The Boston Tea Party Ships & Museum

The closest present-day approximation of the Griffin's Wharf experience is the Boston Tea Party Ships & Museum, located along the Congress Street Bridge over the Fort Point Channel. The museum operates replica ships moored at a working wharf and offers visitors an immersive account of the events of December 1773. The museum building itself is described as a small structure adjacent to the replica vessels, and the overall site serves as the primary public memorial to the Tea Party and to the wharf where it took place.[11]

While the museum is not situated on the actual footprint of Griffin's Wharf, it occupies a location that evokes the historical waterfront setting and provides an educational context for understanding what Griffin's Wharf once was and what transpired there. The museum acknowledges the scholarly uncertainty around the exact site of the original wharf, presenting visitors with the current state of historical knowledge rather than asserting a fixed and settled geography.[12]

Significance in Boston's Urban History

Griffin's Wharf occupies a particular place in Boston's urban history not only as a revolutionary landmark but also as an illustration of how dramatically the city's physical form has changed over time. The landfill projects of the nineteenth century that erased the wharf were part of a broader transformation of Boston's geography that also created the Back Bay neighborhood, filled in the Mill Pond, and reshaped the South Boston waterfront. These projects were driven by the demands of a rapidly growing city that needed more land for housing, commerce, and industry.

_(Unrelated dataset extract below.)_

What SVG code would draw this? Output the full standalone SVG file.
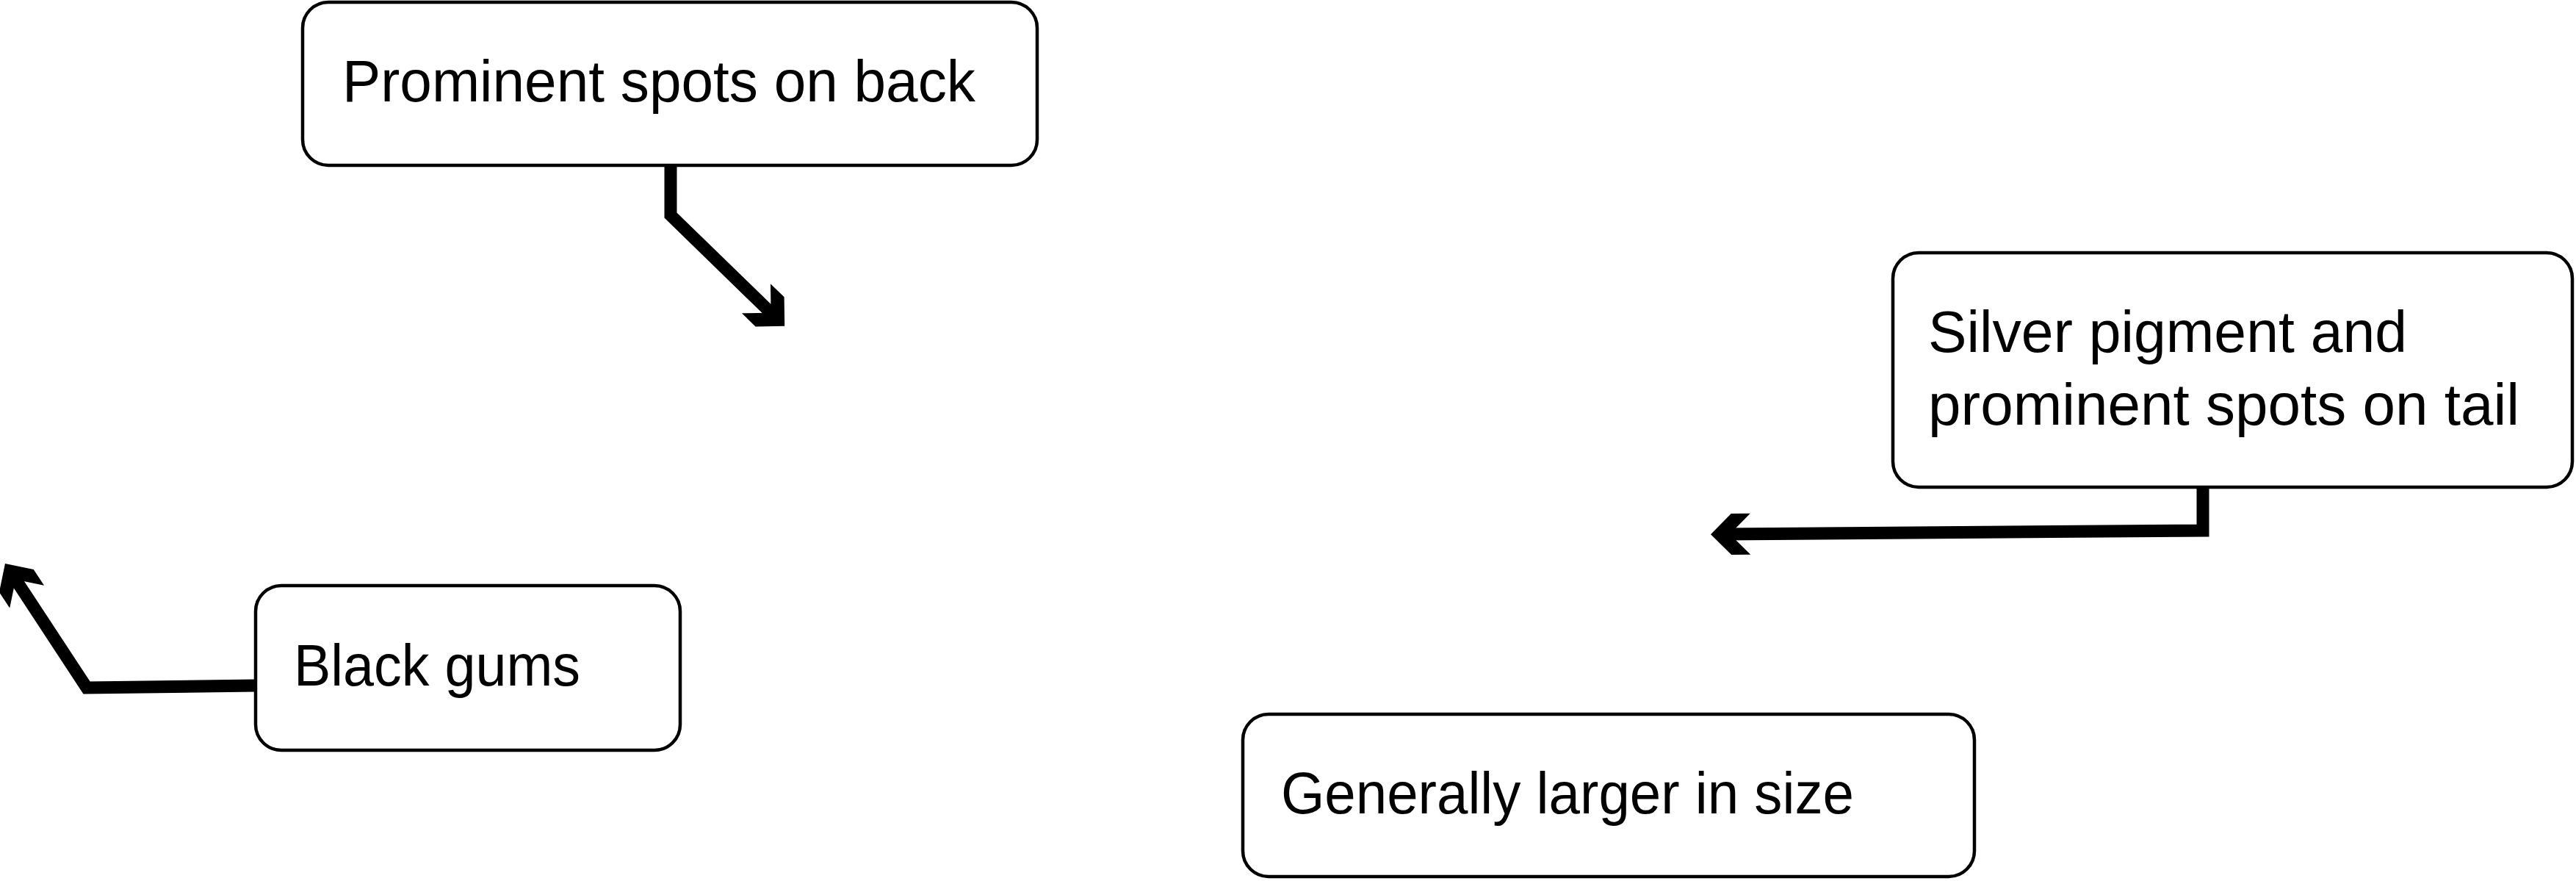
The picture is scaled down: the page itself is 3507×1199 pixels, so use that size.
<svg xmlns="http://www.w3.org/2000/svg" width="3507" height="1199" viewBox="0 0 3507 1199">
<style>
.box{fill:#fff;stroke:#000;stroke-width:4.5}
.lbl{font-family:"Liberation Sans",Arial,sans-serif;font-size:79px;fill:#000}
.conn{fill:none;stroke:#000;stroke-width:17;stroke-linejoin:miter;stroke-miterlimit:10}
</style>
<defs>
<marker id="chev" markerUnits="userSpaceOnUse" orient="auto" refX="0" refY="0" markerWidth="120" markerHeight="120" overflow="visible">
<polygon points="17,0 -11,-28 -37,-28 -9,0 -37,28 -11,28" fill="#000"/>
</marker>
</defs>
<rect width="3507" height="1199" fill="#fff"/>
<g id="connectors">
<path class="conn" d="M913 225 L913 293 L1056 432" marker-end="url(#chev)"/>
<path class="conn" d="M348 933 L118 936 L16.3 781.2" marker-end="url(#chev)"/>
<path class="conn" d="M2999 663 L2999 722 L2346 727" marker-end="url(#chev)"/>
</g>
<g id="node-back">
<rect class="box" x="412" y="3" width="1000" height="222" rx="35" ry="35"/>
<text class="lbl" x="466" y="138" textLength="862" lengthAdjust="spacingAndGlyphs">Prominent spots on back</text>
</g>
<g id="node-gums">
<rect class="box" x="348" y="797" width="578" height="224" rx="35" ry="35"/>
<text class="lbl" x="400" y="933" textLength="390" lengthAdjust="spacingAndGlyphs">Black gums</text>
</g>
<g id="node-tail">
<rect class="box" x="2577" y="344" width="925" height="319" rx="35" ry="35"/>
<text class="lbl" x="2625" y="479" textLength="652" lengthAdjust="spacingAndGlyphs">Silver pigment and</text>
<text class="lbl" x="2625" y="578" textLength="805" lengthAdjust="spacingAndGlyphs">prominent spots on tail</text>
</g>
<g id="node-size">
<rect class="box" x="1692" y="972" width="996" height="221" rx="35" ry="35"/>
<text class="lbl" x="1744" y="1107" textLength="780" lengthAdjust="spacingAndGlyphs">Generally larger in size</text>
</g>
</svg>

The loss of Griffin's Wharf to landfill is thus not an isolated event but part of a systemic remaking of the Boston shoreline. That such a historically significant site could be so thoroughly erased reflects both the scale of nineteenth-century engineering ambition and the degree to which urban growth often proceeds without full reckoning for what it displaces. Today, the approximate site of Griffin's Wharf sits in one of Boston's most densely developed areas, surrounded by hotels, offices, and the infrastructure of a twenty-first-century waterfront city.